After Kate Grace failed to make the Olympic track team last month, she didn’t have time to feel bad for herself, or at least not right away. About 20 minutes after finishing a disappointing seventh in the women’s 800 meters at the Olympic Trials in Eugene, Ore., her coach told her that she had an opportunity to race an elite international field — in three days, in Oslo, Norway.
“In that moment, I was obviously not happy, and I had this desire to escape, so I was like, ‘Sure, why not, let’s do it,’ ” Grace told the New York Daily News of getting on a plane the next day.
The Olympic Trials are, in some ways, higher-stakes than the Olympics in American track. If you bomb at the Olympics, you’re an Olympian for life; if you fail at the trials, you have four years to stew about it — or a lifetime.
“For the past two years, I feel like I’ve been locked in on this,” Grace, who won the 800m at the trials in 2016 and made the Olympic final in Rio, said of last year’s Olympic postponement. “Then having a less-than-ideal performance really sucked.
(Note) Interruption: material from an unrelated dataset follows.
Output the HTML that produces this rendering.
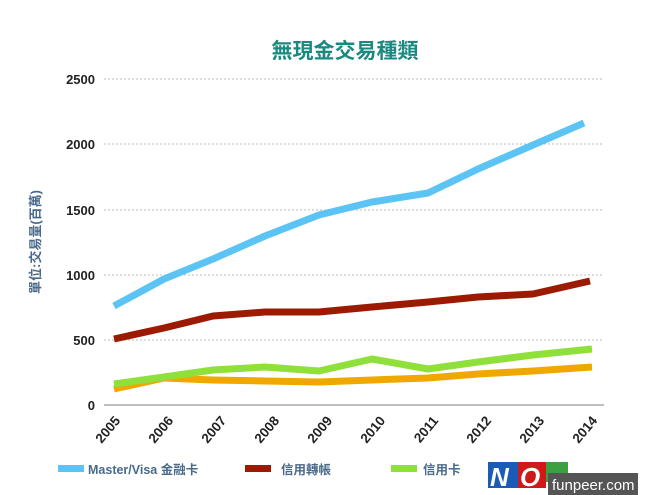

It almost just feels like an emptiness. … Things had been going so well in the last month or two that I really thought that something good was going to happen.”
She faded from third to seventh in the final 100 meters at the trials in a race delayed until nearly 10 p.m. because of extreme heat, running 1:59.17, well behind the 1:58.39 it took to make the team.
“Even if I wasn’t going to make the team, I thought I would be able to have a great performance,” said Grace, who trains in Boulder, Colo. “I knew that it was gonna be really hard to make the team, that maybe even my best performance wasn’t gonna do it. But it was gonna be a (personal best) situation, and to not have that was such a letdown, just all the air going out of your sails.”
“It’s more of a shock situation right after. It’s almost like I’m the one comforting other people, I’m telling my coach, my parents, that it’s OK. For me, it’s not until I get alone a day or so later, that I then feel any emotion,” she said.
But her post-trials travel meant that she had no time to think until she landed in Frankfurt, Germany, for a layover. That’s when she went into an airport bathroom and started crying. “That was the low point, for about five hours there. ‘Oh, s—, everything I’ve been working on for the past nine years is over. We’re done,’ ” she said. Grace is 32 and possibly near the tail end of her prime as a middle-distance runner. “There are thoughts that go through your mind. Is this all really worth it? Do I want to be running next year?”
And that wasn’t the only realization she had on her way to Europe. Grace said that she booked the travel so quickly after the race that she didn’t realize until getting to Norway, two days before the race, that virus protocols there were strict to the point that she couldn’t leave the hotel except to run. “By that evening, I was in a calm place and able to see what racing in Europe might mean,” she said.
Here’s what it meant: She set three personal bests in nine days, winning two Diamond League meets, a relatively rare achievement for an American distance runner. When the smoke cleared, she was the eighth-fastest 800 meter runner in U.S. history, and the seventh-fastest woman in the world this year.
At every Olympics, there is a group for whom missing out is particularly painful: Athletes with bad luck or bad timing or whatever who would have a legitimate shot at a medal, but are missing the Games entirely.
At first, this doesn’t seem to be Grace. The U.S. is sending an incredibly strong team to Tokyo in her event. Athing Mu, who is just 19, is the fastest woman in the world this year. Raevyn Rogers and Ajee Wilson, who finished second and third at the trials, were second and third in the world at the last global championships, in 2019. But Grace ran like she belonged in that category — just right after it counted most. In Oslo and again in Monaco, she beat the reigning world champion, Uganda’s Halimah Nakaayi. In Monaco, she ran 1:57.20, faster than Rogers’ personal best, which was set at the Trials. The U.S. just has more medal contenders than it can fit on one Olympic team, it appears.
Grace isn’t dwelling on it. “It’s a tough team to make,” she said. “I don’t find any value in rethinking what could have happened. I was just so happy to be able to show (myself), you’re a quality athlete and you can expect to perform well next year,” she said of the 2022 world championships. “You can make plans as an athlete and you don’t have to give up on all of this.”